Pictures are not part of the copy. Retype the lines from the first one through the line that contains "const FIRST_YEAR = 1868;".
##### DATA SEGMENT
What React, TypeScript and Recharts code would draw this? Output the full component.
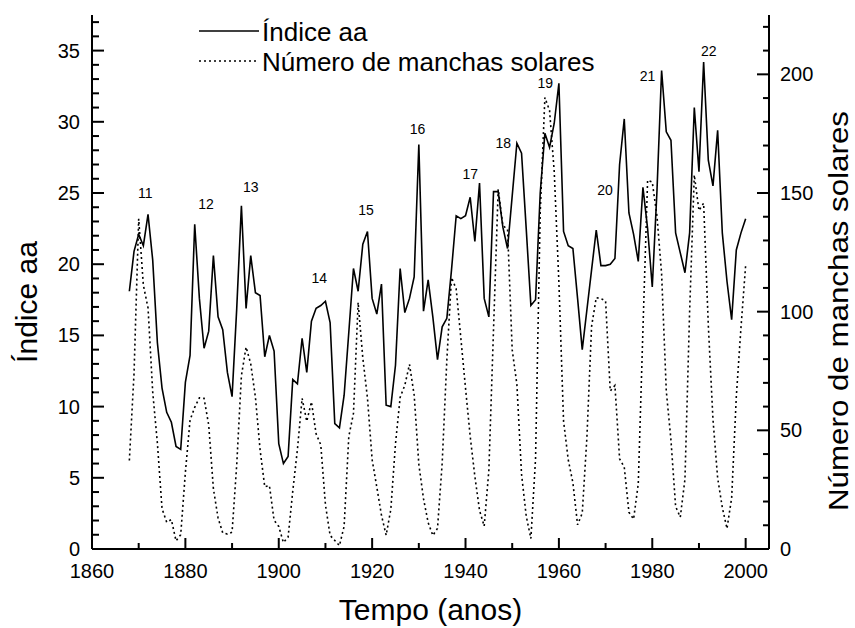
import React from 'react';
import { ComposedChart, Line, Scatter, XAxis, YAxis, Legend, Label } from 'recharts';

const FONT = 'Arial, "Liberation Sans", Helvetica, sans-serif';

// annual means 1868-2000
const FIRST_YEAR = 1868;

const aaIndex = [
  18.1, 20.9, 22.1, 21.3, 23.5, 20.3, 14.5, 11.3, 9.6, 8.9,
  7.2, 7.0, 11.7, 13.6, 22.8, 17.6, 14.1, 15.3, 20.6, 16.3,
  15.4, 12.4, 10.7, 16.9, 24.1, 16.9, 20.6, 18.0, 17.8, 13.5,
  15.0, 13.9, 7.4, 6.0, 6.5, 11.9, 11.6, 14.8, 12.4, 16.0,
  16.9, 17.1, 17.4, 15.9, 8.8, 8.5, 10.8, 15.2, 19.7, 18.1,
  21.4, 22.3, 17.6, 16.5, 18.6, 10.1, 10.0, 12.9, 19.7, 16.6,
  17.6, 19.1, 28.4, 16.7, 18.9, 16.3, 13.3, 15.6, 16.2, 19.6,
  23.4, 23.2, 23.4, 24.7, 21.6, 25.7, 17.6, 16.3, 25.1, 25.1,
  22.6, 21.1, 24.8, 28.5, 27.8, 22.5, 17.1, 17.5, 25.0, 29.2,
  28.2, 29.9, 32.7, 22.3, 21.3, 21.1, 17.6, 14.0, 16.8, 19.6,
  22.4, 19.9, 19.9, 20.0, 20.4, 27.0, 30.2, 23.6, 22.1, 20.2,
  25.4, 22.5, 18.4, 25.1, 33.6, 29.3, 28.7, 22.2, 20.8, 19.4,
  22.2, 31.0, 26.5, 34.2, 27.3, 25.5, 29.4, 22.2, 18.8, 16.1,
  21.0, 22.2, 23.2,
];

const sunspots = [
  37.3, 73.9, 139.1, 111.2, 101.6, 66.2, 44.7, 17.0, 11.3, 12.4,
  3.4, 6.0, 32.3, 54.3, 59.7, 63.7, 63.5, 52.2, 25.4, 13.1,
  6.8, 6.3, 7.1, 35.6, 73.0, 85.1, 78.0, 64.0, 41.8, 26.2,
  26.7, 12.1, 9.5, 2.7, 5.0, 24.4, 42.0, 63.5, 53.8, 62.0,
  48.5, 43.9, 18.6, 5.7, 3.6, 1.4, 9.6, 47.4, 57.1, 103.9,
  80.6, 63.6, 37.6, 26.1, 14.2, 5.8, 16.7, 44.3, 63.9, 69.0,
  77.8, 64.9, 35.7, 21.2, 11.1, 5.7, 8.7, 36.1, 79.7, 114.4,
  109.6, 88.8, 67.8, 47.5, 30.6, 16.3, 9.6, 33.2, 92.6, 151.6,
  136.3, 134.7, 83.9, 69.4, 31.5, 13.9, 4.4, 38.0, 141.7, 190.2,
  184.8, 159.0, 112.3, 53.9, 37.6, 27.9, 10.2, 15.1, 47.0, 93.8,
  105.9, 105.5, 104.5, 66.6, 68.9, 38.0, 34.5, 15.5, 12.6, 27.5,
  92.5, 155.4, 154.6, 140.4, 115.9, 66.6, 45.9, 17.9, 13.4, 29.4,
  100.2, 157.6, 142.6, 145.7, 94.3, 54.6, 29.9, 17.5, 8.6, 21.5,
  64.3, 93.3, 119.6,
];

// solar cycle numbers written over the curves
const cycleNumbers = ['11', '12', '13', '14', '15', '16', '17', '18', '19', '20', '21', '22'];
const cycleYears = [1871.4, 1884.4, 1894.0, 1908.7, 1918.7, 1929.7, 1941.0, 1948.1, 1957.1, 1969.9, 1979.0, 1992.1];
const cycleLevels = [25.0, 24.2, 25.4, 19.0, 23.8, 29.5, 26.3, 28.5, 32.7, 25.2, 33.2, 35.0];

const xTicks = [1860, 1870, 1880, 1890, 1900, 1910, 1920, 1930, 1940, 1950, 1960, 1970, 1980, 1990, 2000];
const leftTicks = Array.from({ length: 38 }, (_, i) => i);
const rightTicks = Array.from({ length: 23 }, (_, i) => i * 10);

const SERIES = [
  { key: 'aa', name: 'Índice aa', dash: undefined as string | undefined },
  { key: 'ssn', name: 'Número de manchas solares', dash: '2 3' },
];

const data = aaIndex.map((v, i) => ({ year: FIRST_YEAR + i, aa: v, ssn: sunspots[i] }));
const cycleData = cycleNumbers.map((n, i) => ({ year: cycleYears[i], level: cycleLevels[i], label: n }));

const XTick = (props: any) => {
  const { x, y, payload } = props;
  const major = payload.value % 20 === 0;
  return (
    <g>
      <line x1={x} x2={x} y1={y} y2={y - (major ? 11 : 6)} stroke="#000" strokeWidth={2} />
      {major && (
        <text x={x} y={y + 29} textAnchor="middle" fontSize={20} fontFamily={FONT} fill="#000">
          {payload.value}
        </text>
      )}
    </g>
  );
};

const LeftTick = (props: any) => {
  const { x, y, payload } = props;
  const major = payload.value % 5 === 0;
  return (
    <g>
      <line x1={x} x2={x + (major ? 12 : 7)} y1={y} y2={y} stroke="#000" strokeWidth={2} />
      {major && (
        <text x={x - 12} y={y + 7} textAnchor="end" fontSize={20} fontFamily={FONT} fill="#000">
          {payload.value}
        </text>
      )}
    </g>
  );
};

const RightTick = (props: any) => {
  const { x, y, payload } = props;
  const major = payload.value % 50 === 0;
  return (
    <g>
      <line x1={x} x2={x - (major ? 12 : 6)} y1={y} y2={y} stroke="#000" strokeWidth={2} />
      {major && (
        <text x={x + 11} y={y + 7} textAnchor="start" fontSize={20} fontFamily={FONT} fill="#000">
          {payload.value}
        </text>
      )}
    </g>
  );
};

const CycleLabel = (props: any) => {
  const { cx, cy, payload } = props;
  return (
    <text x={cx} y={cy + 5} textAnchor="middle" fontSize={14} fontFamily={FONT} fill="#000">
      {payload.label}
    </text>
  );
};

const renderLegend = () => (
  <div style={{ fontFamily: FONT, fontSize: 26, lineHeight: '30px', color: '#000' }}>
    {SERIES.map((s) => (
      <div key={s.key} style={{ display: 'flex', alignItems: 'flex-start', height: 30 }}>
        <svg width={66} height={30} style={{ display: 'block' }}>
          <line x1={3} x2={63} y1={14} y2={14} stroke="#000" strokeWidth={1.6} strokeDasharray={s.dash} />
        </svg>
        <span style={{ whiteSpace: 'nowrap' }}>{s.name}</span>
      </div>
    ))}
  </div>
);

export default function App() {
  return (
    <div style={{ position: 'absolute', left: 0, top: 0, width: 855, height: 628, background: '#fff' }}>
      <ComposedChart
        width={855}
        height={628}
        data={data}
        margin={{ top: 15, right: 0, bottom: 0, left: 0 }}
        style={{ fontFamily: FONT }}
      >
        <XAxis
          dataKey="year"
          type="number"
          domain={[1860, 2005]}
          ticks={xTicks}
          interval={0}
          height={79}
          tickSize={0}
          tickMargin={0}
          tickLine={false}
          axisLine={{ stroke: '#000', strokeWidth: 2 }}
          tick={<XTick />}
        >
          <Label
            content={({ viewBox }: any) => (
              <text
                x={viewBox.x + viewBox.width / 2}
                y={viewBox.y + 71}
                textAnchor="middle"
                fontSize={30}
                fontFamily={FONT}
                fill="#000"
              >
                Tempo (anos)
              </text>
            )}
          />
        </XAxis>
        <XAxis
          xAxisId="top"
          orientation="top"
          dataKey="year"
          type="number"
          domain={[1860, 2005]}
          height={0}
          tick={false}
          tickLine={false}
          axisLine={{ stroke: '#000', strokeWidth: 2 }}
        />
        <YAxis
          yAxisId="left"
          type="number"
          domain={[0, 37.5]}
          ticks={leftTicks}
          interval={0}
          width={92}
          tickSize={0}
          tickMargin={0}
          tickLine={false}
          axisLine={{ stroke: '#000', strokeWidth: 2 }}
          tick={<LeftTick />}
        >
          <Label
            content={({ viewBox }: any) => {
              const cx = viewBox.x + 37;
              const cy = viewBox.y + viewBox.height / 2 + 20;
              return (
                <text
                  x={cx}
                  y={cy}
                  transform={`rotate(-90 ${cx} ${cy})`}
                  textAnchor="middle"
                  fontSize={30}
                  fontFamily={FONT}
                  fill="#000"
                >
                  Índice aa
                </text>
              );
            }}
          />
        </YAxis>
        <YAxis
          yAxisId="right"
          orientation="right"
          type="number"
          domain={[0, 225]}
          ticks={rightTicks}
          interval={0}
          width={86}
          tickSize={0}
          tickMargin={0}
          tickLine={false}
          axisLine={{ stroke: '#000', strokeWidth: 2 }}
          tick={<RightTick />}
        >
          <Label
            content={({ viewBox }: any) => {
              const cx = viewBox.x + 79;
              const cy = viewBox.y + viewBox.height / 2 + 29;
              return (
                <text
                  x={cx}
                  y={cy}
                  transform={`rotate(-90 ${cx} ${cy})`}
                  textAnchor="middle"
                  fontSize={27}
                  textLength={400}
                  lengthAdjust="spacingAndGlyphs"
                  fontFamily={FONT}
                  fill="#000"
                >
                  Número de manchas solares
                </text>
              );
            }}
          />
        </YAxis>
        <Legend
          layout="vertical"
          align="center"
          verticalAlign="middle"
          content={renderLegend}
          wrapperStyle={{ left: 196, top: 17, width: 'auto', height: 'auto' }}
        />
        <Line
          yAxisId="right"
          dataKey="ssn"
          name="Número de manchas solares"
          type="linear"
          stroke="#000"
          strokeWidth={1.6}
          strokeDasharray="2 3"
          dot={false}
          isAnimationActive={false}
        />
        <Line
          yAxisId="left"
          dataKey="aa"
          name="Índice aa"
          type="linear"
          stroke="#000"
          strokeWidth={1.6}
          dot={false}
          isAnimationActive={false}
        />
        <Scatter
          yAxisId="left"
          data={cycleData}
          dataKey="level"
          legendType="none"
          shape={<CycleLabel />}
          isAnimationActive={false}
        />
      </ComposedChart>
    </div>
  );
}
##########
- WRITTEN RESPONSE
What React, TypeScript and Recharts code would draw this? Output the full component.
import React from 'react';
import { ComposedChart, Line, Scatter, XAxis, YAxis, Legend, Label } from 'recharts';

const FONT = 'Arial, "Liberation Sans", Helvetica, sans-serif';

// annual means 1868-2000
const FIRST_YEAR = 1868;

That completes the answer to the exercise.